*What to produce*. Reproduce the material word for word; the images stay out.

*Data excerpt*.
- - - - -

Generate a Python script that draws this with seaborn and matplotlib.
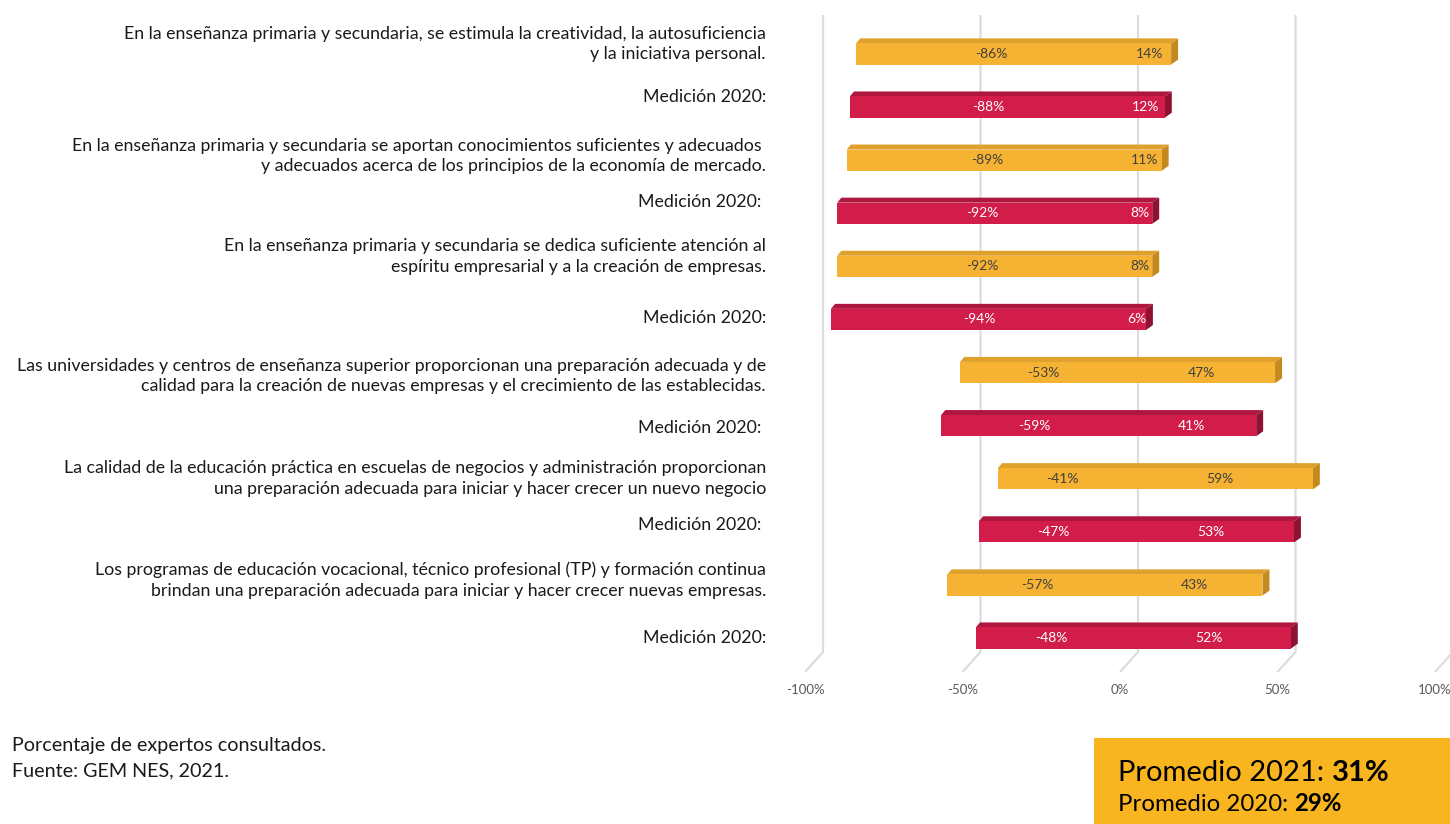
import matplotlib
matplotlib.use("Agg")
import matplotlib.pyplot as plt
import matplotlib.transforms as mtrans
from matplotlib.patches import Polygon, Rectangle
import seaborn as sns
import pandas as pd

sns.set_style("white")
plt.rcParams['font.family'] = ['Lato', 'DejaVu Sans']

# ---------------- data ----------------
row_labels = [
    "En la enseñanza primaria y secundaria, se estimula la creatividad, la autosuficiencia\ny la iniciativa personal.",
    "Medición 2020:",
    "En la enseñanza primaria y secundaria se aportan conocimientos suficientes y adecuados \ny adecuados acerca de los principios de la economía de mercado.",
    "Medición 2020: ",
    "En la enseñanza primaria y secundaria se dedica suficiente atención al\nespíritu empresarial y a la creación de empresas.",
    "Medición 2020:",
    "Las universidades y centros de enseñanza superior proporcionan una preparación adecuada y de\ncalidad para la creación de nuevas empresas y el crecimiento de las establecidas.",
    "Medición 2020: ",
    "La calidad de la educación práctica en escuelas de negocios y administración proporcionan\nuna preparación adecuada para iniciar y hacer crecer un nuevo negocio",
    "Medición 2020: ",
    "Los programas de educación vocacional, técnico profesional (TP) y formación continua\nbrindan una preparación adecuada para iniciar y hacer crecer nuevas empresas.",
    "Medición 2020:",
]
series = ["2021", "2020"] * 6
neg_values = [-86, -88, -89, -92, -92, -94, -53, -59, -41, -47, -57, -48]
pos_values = [14, 12, 11, 8, 8, 6, 47, 41, 59, 53, 43, 52]
x_ticks = [-100, -50, 0, 50, 100]
x_tick_labels = ["-100%", "-50%", "0%", "50%", "100%"]
footer_lines = ["Porcentaje de expertos consultados.", "Fuente: GEM NES, 2021."]
avg_2021 = 31
avg_2020 = 29

# ---------------- style ----------------
front_col = {"2021": "#F6B333", "2020": "#D21C4A"}
top_col = {"2021": "#DFA02C", "2020": "#B0173F"}
side_col = {"2021": "#C58A1F", "2020": "#8F1233"}
txt_col = {"2021": "#404040", "2020": "#FFFFFF"}
label_dy = [-10, -10, -4, -11, -10, -1.5, 3.4, 2.3, 0, -7, -5, 0]  # px offsets of left texts
ROW_PX = 53.1
PX_PER_PCT = 3.15
BAR_H = 0.40
DX = 7 / PX_PER_PCT   # depth in data % units
DY = 5 / ROW_PX       # depth in row units

W, H = 1450, 824
fig = plt.figure(figsize=(W / 100, H / 100), dpi=100)
ax = fig.add_axes([812 / W, (H - 672) / H, 630 / W, 657 / H])

ids = [f"r{i}" for i in range(len(neg_values))]
df = pd.DataFrame({"id": ids, "neg": neg_values, "pos": pos_values, "serie": series})
pal = {i: front_col[s] for i, s in zip(ids, series)}

sns.barplot(data=df, y="id", x="neg", hue="id", palette=pal, order=ids,
            orient="h", width=BAR_H, legend=False, ax=ax, zorder=3, linewidth=0, saturation=1)
sns.barplot(data=df, y="id", x="pos", hue="id", palette=pal, order=ids,
            orient="h", width=BAR_H, legend=False, ax=ax, zorder=3, linewidth=0, saturation=1)

ax.set_xlim(-100, 100)
ax.set_ylim(11.639, -0.734)
for s in ax.spines.values():
    s.set_visible(False)
ax.set_ylabel("")
ax.set_xlabel("")
ax.set_yticks([])
ax.set_xticks(x_ticks)
ax.set_xticklabels(x_tick_labels, color="#595959", fontsize=9.5)
ax.tick_params(axis="x", length=0, pad=9)
lab_shift = mtrans.ScaledTranslation(-7 / 100, 0, fig.dpi_scale_trans)
for lab in ax.get_xticklabels():
    lab.set_transform(lab.get_transform() + lab_shift)

# 3D-ish gridlines (back wall shifted right, slanted at the bottom)
back = 11 / PX_PER_PCT
front = -7 / PX_PER_PCT
y_knee = (652 - 54) / ROW_PX
for t in x_ticks:
    ax.plot([t + back, t + back, t + front], [-0.734, y_knee, 11.639], color="#DCDCDC",
            lw=1.6, zorder=0, clip_on=False, solid_capstyle="butt")

# depth faces + value labels
for i, (n, p, s) in enumerate(zip(neg_values, pos_values, series)):
    yt = i - BAR_H / 2
    yb = i + BAR_H / 2
    ax.add_patch(Polygon([(n, yt), (p, yt), (p + DX, yt - DY), (n + DX * 0.6, yt - DY)],
                         closed=True, fc=top_col[s], ec="none", zorder=2.5))
    ax.add_patch(Polygon([(p, yt), (p + DX, yt - DY), (p + DX, yb - DY), (p, yb)],
                         closed=True, fc=side_col[s], ec="none", zorder=2.5))
    ax.text(n / 2, i, f"{n}%", ha="center", va="center", fontsize=10,
            color=txt_col[s], zorder=5)
    ax.text(p / 2, i, f"{p}%", ha="center", va="center", fontsize=10,
            color=txt_col[s], zorder=5)

# left category texts
tr = mtrans.blended_transform_factory(fig.transFigure, ax.transData)
for i, (lab, d) in enumerate(zip(row_labels, label_dy)):
    ax.text(766 / W, i + d / ROW_PX, lab, transform=tr, ha="right", va="center",
            fontsize=12.8, color="#1a1a1a", linespacing=1.35, multialignment="right")

# footer
fig.text(12 / W, 1 - 746 / H, footer_lines[0], ha="left", va="center", fontsize=14.2, color="#1a1a1a")
fig.text(12 / W, 1 - 771 / H, footer_lines[1], ha="left", va="center", fontsize=14.2, color="#1a1a1a")

# average box
fig.add_artist(Rectangle((1094 / W, 0), (W - 1094) / W, (824 - 738) / H,
                         transform=fig.transFigure, fc="#F8B520", ec="none"))
renderer = fig.canvas.get_renderer()
for txt, val, ypx, fs in [("Promedio 2021: ", avg_2021, 781, 21), ("Promedio 2020: ", avg_2020, 811, 17.3)]:
    t = fig.text(1118 / W, 1 - ypx / H, txt, ha="left", va="baseline", fontsize=fs, color="black")
    x1 = t.get_window_extent(renderer).x1
    fig.text(x1 / W, 1 - ypx / H, f"{val}%", ha="left", va="baseline", fontsize=fs,
             fontweight="bold", color="black")

fig.savefig("out.png", dpi=100)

- - - - -

*Response below*.
Generate a Python script that draws this with seaborn and matplotlib.
import matplotlib
matplotlib.use("Agg")
import matplotlib.pyplot as plt
import matplotlib.transforms as mtrans
from matplotlib.patches import Polygon, Rectangle
import seaborn as sns
import pandas as pd

sns.set_style("white")
plt.rcParams['font.family'] = ['Lato', 'DejaVu Sans']

# ---------------- data ----------------
row_labels = [
    "En la enseñanza primaria y secundaria, se estimula la creatividad, la autosuficiencia\ny la iniciativa personal.",
    "Medición 2020:",
    "En la enseñanza primaria y secundaria se aportan conocimientos suficientes y adecuados \ny adecuados acerca de los principios de la economía de mercado.",
    "Medición 2020: ",
    "En la enseñanza primaria y secundaria se dedica suficiente atención al\nespíritu empresarial y a la creación de empresas.",
    "Medición 2020:",
    "Las universidades y centros de enseñanza superior proporcionan una preparación adecuada y de\ncalidad para la creación de nuevas empresas y el crecimiento de las establecidas.",
    "Medición 2020: ",
    "La calidad de la educación práctica en escuelas de negocios y administración proporcionan\nuna preparación adecuada para iniciar y hacer crecer un nuevo negocio",
    "Medición 2020: ",
    "Los programas de educación vocacional, técnico profesional (TP) y formación continua\nbrindan una preparación adecuada para iniciar y hacer crecer nuevas empresas.",
    "Medición 2020:",
]
series = ["2021", "2020"] * 6
neg_values = [-86, -88, -89, -92, -92, -94, -53, -59, -41, -47, -57, -48]
pos_values = [14, 12, 11, 8, 8, 6, 47, 41, 59, 53, 43, 52]
x_ticks = [-100, -50, 0, 50, 100]
x_tick_labels = ["-100%", "-50%", "0%", "50%", "100%"]
footer_lines = ["Porcentaje de expertos consultados.", "Fuente: GEM NES, 2021."]
avg_2021 = 31
avg_2020 = 29

# ---------------- style ----------------
front_col = {"2021": "#F6B333", "2020": "#D21C4A"}
top_col = {"2021": "#DFA02C", "2020": "#B0173F"}
side_col = {"2021": "#C58A1F", "2020": "#8F1233"}
txt_col = {"2021": "#404040", "2020": "#FFFFFF"}
label_dy = [-10, -10, -4, -11, -10, -1.5, 3.4, 2.3, 0, -7, -5, 0]  # px offsets of left texts
ROW_PX = 53.1
PX_PER_PCT = 3.15
BAR_H = 0.40
DX = 7 / PX_PER_PCT   # depth in data % units
DY = 5 / ROW_PX       # depth in row units

W, H = 1450, 824
fig = plt.figure(figsize=(W / 100, H / 100), dpi=100)
ax = fig.add_axes([812 / W, (H - 672) / H, 630 / W, 657 / H])

ids = [f"r{i}" for i in range(len(neg_values))]
df = pd.DataFrame({"id": ids, "neg": neg_values, "pos": pos_values, "serie": series})
pal = {i: front_col[s] for i, s in zip(ids, series)}

sns.barplot(data=df, y="id", x="neg", hue="id", palette=pal, order=ids,
            orient="h", width=BAR_H, legend=False, ax=ax, zorder=3, linewidth=0, saturation=1)
sns.barplot(data=df, y="id", x="pos", hue="id", palette=pal, order=ids,
            orient="h", width=BAR_H, legend=False, ax=ax, zorder=3, linewidth=0, saturation=1)

ax.set_xlim(-100, 100)
ax.set_ylim(11.639, -0.734)
for s in ax.spines.values():
    s.set_visible(False)
ax.set_ylabel("")
ax.set_xlabel("")
ax.set_yticks([])
ax.set_xticks(x_ticks)
ax.set_xticklabels(x_tick_labels, color="#595959", fontsize=9.5)
ax.tick_params(axis="x", length=0, pad=9)
lab_shift = mtrans.ScaledTranslation(-7 / 100, 0, fig.dpi_scale_trans)
for lab in ax.get_xticklabels():
    lab.set_transform(lab.get_transform() + lab_shift)

# 3D-ish gridlines (back wall shifted right, slanted at the bottom)
back = 11 / PX_PER_PCT
front = -7 / PX_PER_PCT
y_knee = (652 - 54) / ROW_PX
for t in x_ticks:
    ax.plot([t + back, t + back, t + front], [-0.734, y_knee, 11.639], color="#DCDCDC",
            lw=1.6, zorder=0, clip_on=False, solid_capstyle="butt")

# depth faces + value labels
for i, (n, p, s) in enumerate(zip(neg_values, pos_values, series)):
    yt = i - BAR_H / 2
    yb = i + BAR_H / 2
    ax.add_patch(Polygon([(n, yt), (p, yt), (p + DX, yt - DY), (n + DX * 0.6, yt - DY)],
                         closed=True, fc=top_col[s], ec="none", zorder=2.5))
    ax.add_patch(Polygon([(p, yt), (p + DX, yt - DY), (p + DX, yb - DY), (p, yb)],
                         closed=True, fc=side_col[s], ec="none", zorder=2.5))
    ax.text(n / 2, i, f"{n}%", ha="center", va="center", fontsize=10,
            color=txt_col[s], zorder=5)
    ax.text(p / 2, i, f"{p}%", ha="center", va="center", fontsize=10,
            color=txt_col[s], zorder=5)

# left category texts
tr = mtrans.blended_transform_factory(fig.transFigure, ax.transData)
for i, (lab, d) in enumerate(zip(row_labels, label_dy)):
    ax.text(766 / W, i + d / ROW_PX, lab, transform=tr, ha="right", va="center",
            fontsize=12.8, color="#1a1a1a", linespacing=1.35, multialignment="right")

# footer
fig.text(12 / W, 1 - 746 / H, footer_lines[0], ha="left", va="center", fontsize=14.2, color="#1a1a1a")
fig.text(12 / W, 1 - 771 / H, footer_lines[1], ha="left", va="center", fontsize=14.2, color="#1a1a1a")

# average box
fig.add_artist(Rectangle((1094 / W, 0), (W - 1094) / W, (824 - 738) / H,
                         transform=fig.transFigure, fc="#F8B520", ec="none"))
renderer = fig.canvas.get_renderer()
for txt, val, ypx, fs in [("Promedio 2021: ", avg_2021, 781, 21), ("Promedio 2020: ", avg_2020, 811, 17.3)]:
    t = fig.text(1118 / W, 1 - ypx / H, txt, ha="left", va="baseline", fontsize=fs, color="black")
    x1 = t.get_window_extent(renderer).x1
    fig.text(x1 / W, 1 - ypx / H, f"{val}%", ha="left", va="baseline", fontsize=fs,
             fontweight="bold", color="black")

fig.savefig("out.png", dpi=100)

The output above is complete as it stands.